In the 11/04/05 issue of TSM Daily Report, I shared results from a study I continue to make on market strength. I pointed out that most traders spend the majority of their time identifying the next great stock to trade and are far less concerned about the strength of the market. Even though the market in general and specific sectors in particular account for as much as 75% of any stock’s price movement. Clearly, time spent evaluating market and sector strengths is time well spent. For the past year and a half, I’ve collected data for a new measure of market strength I’ll call the “amazing 200,” amazing because of the portrait it paints of the shape of the market. First, I count the number of stocks priced above $10 that have averaged 100,000 shares traded over the past 20 days and end the day trading below their respective 200-day moving averages (N200dMA). As the S&P rises (and the S&P accounts for more than 80 percent of the total market’s capitalization), N200dMA falls, reflecting the broad strength of the rise. Conversely, a falling market exhibits the reverse behavior, i.e., the N200dMA rises, reflecting the weakness. The market and N200dMA move inversely to one another.
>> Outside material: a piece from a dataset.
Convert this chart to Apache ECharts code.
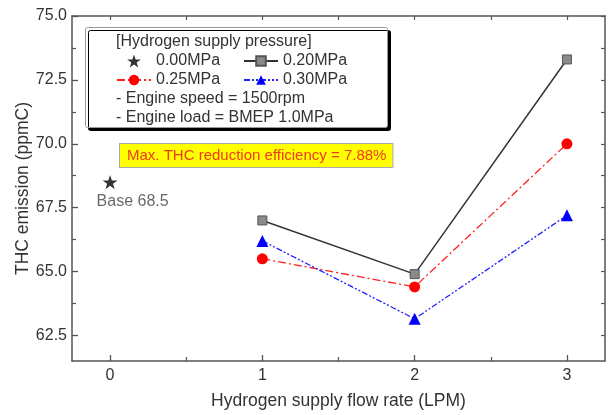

Chart I highlights consecutive runs for the S&P: a 67.2 point fall between 8/4/05 and 10/20/05 followed by a 87.8 point rise to 11/23/05. N200dMA runs higher. Notice its general inverse relation. The smooth line traces N200dMA’s 10-day moving average, which I’ll call 10dMA. When the S&P falls, N200dMA rises, and its 10dMA generally falls under N200dMA, i.e., the actual number of liquid stocks trading below their respective 200-day moving averages is more than its 10-day moving average would estimate. The inverse is true too: a rising S&P results in a falling N200dMA and its 10dMA predicting more stocks trading below their respective 200-day moving average than observed. The amazing 200 measure of market strength--I call SumDiff--is the running sum of the difference between N200dMA and its 10DMA. Chart II shows how SumDiff varied over the past year and a half. Down arrows mark transitions where the market strength begins to improve (SumDiff begins to fall) and up arrows transitions where the market strength begins to deteriorate (SumDiff begins to rise). SumDiff clearly moves inversely to the market, but what’s not so clear is their relationship change over the period shown
Chart III, a direct plot of SumDiff against the S&P, shows how this relation changed between the arrows in chart II. The arrow shows where we’re on 11/29/05. The blue symbols (lower line) were produced in the first segment when the market was moving up and the day-to-day change in SumDiff grew more negative, i.e., moved from right to left on the chart over a 147 days. That period was then followed by one where the market fell, red symbols, over the next 120 days. Over the period, the blue, yellow and green symbols (alternate lines) mark up periods in the market, are parallel, and move right to left. The red and light blue symbols mark down periods and move left to right. Notice, both sets of parallel lines have different slopes, i.e., the falling periods in the market drew a flatter response, less change in S&P, from the change in SumDiff. Note too, the overall trend has been bullish for this period.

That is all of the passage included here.